Я протянул руку и сказал, что я из Москвы, студент художественного института Николай Обрыньба.
— Вот что, — сказал Григорий и, прижав полу шинели, полез в карман, — ты хотел, чтобы поправиться, творог, я достал немного, возьми, раз тебе нужно. — И протянул мне эмалированную зеленую кружечку, завязанную тряпицей.
Это было как сон. Он отдавал мне творог. Просто так.
— Бери, — повторил Григорий. — Раз веришь, что поправишься, значит, поправишься.
Я взял, хотел что-то сказать, какие-то слова благодарности, но не смог, почувствовал, что могу заплакать, так было все неожиданно, и творог, и слова участия незнакомого человека. Глаза его, карие, спокойные, располагали к себе и вселяли уверенность, в нем была какая-то сила.

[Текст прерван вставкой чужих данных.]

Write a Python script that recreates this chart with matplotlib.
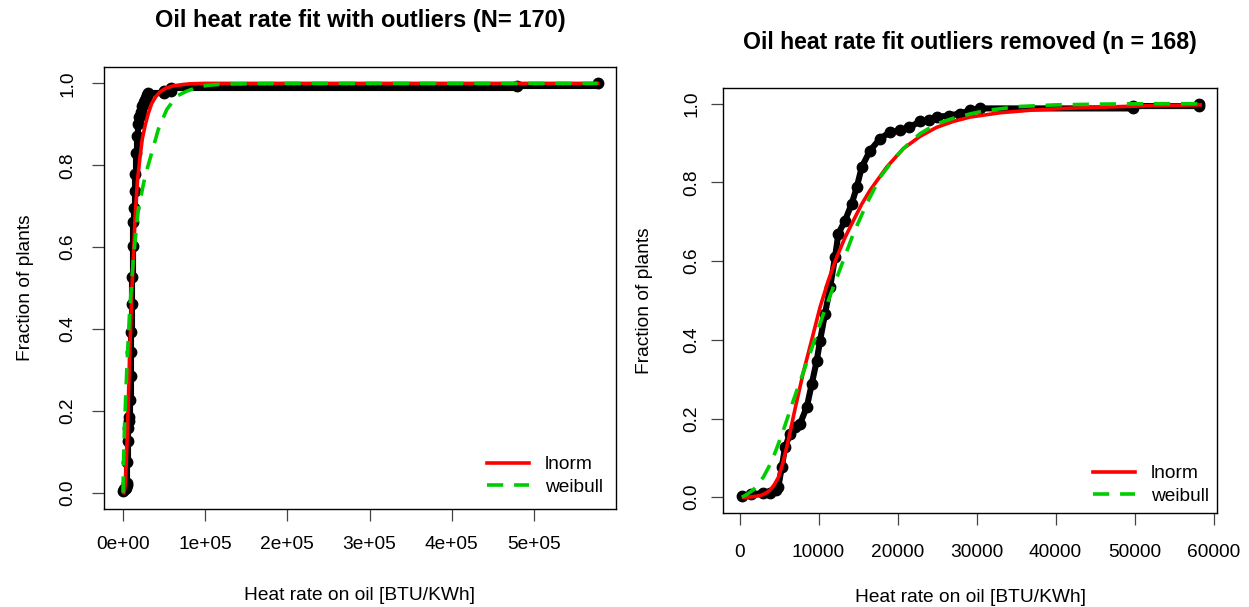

— Приходи ко мне, я во второй комнате по коридору, где кухонные рабочие. Скажи, что к Третьяку, да тебя Асмодей проводит.
У меня дрожали руки, и я, уложив бережно в сумку из-под противогаза творог, пошел искать место, где смогу съесть его и мне никто не помешает; удивительное чувство веры в целебность творога жило во мне с такой силой, что уже от обладания им мне казалось, что стало лучше, что я уже поправляюсь.
Спустился в кочегарку. Асмодей, узнав о Третьяке и его подарке, ухмыльнулся:
— Григорий — это человек! Сказал, что поможет, так поможет. Мы с ним в одном гарнизоне служили.
Творог был суховатый, видно было, что прошел долгий путь с воли, но я жевал медленно, запивал дистиллированной водой и чувствовал, как делается мне легче, как стихают боли. Да, вера — это великая сила. Уже назавтра я почувствовал улучшение, прошло еще два дня, и мне стало хорошо, я уже не жег хлеб, сушил его и ел сухари с водой, немного прибавляя творога, который прятал в холодном отсеке подвала.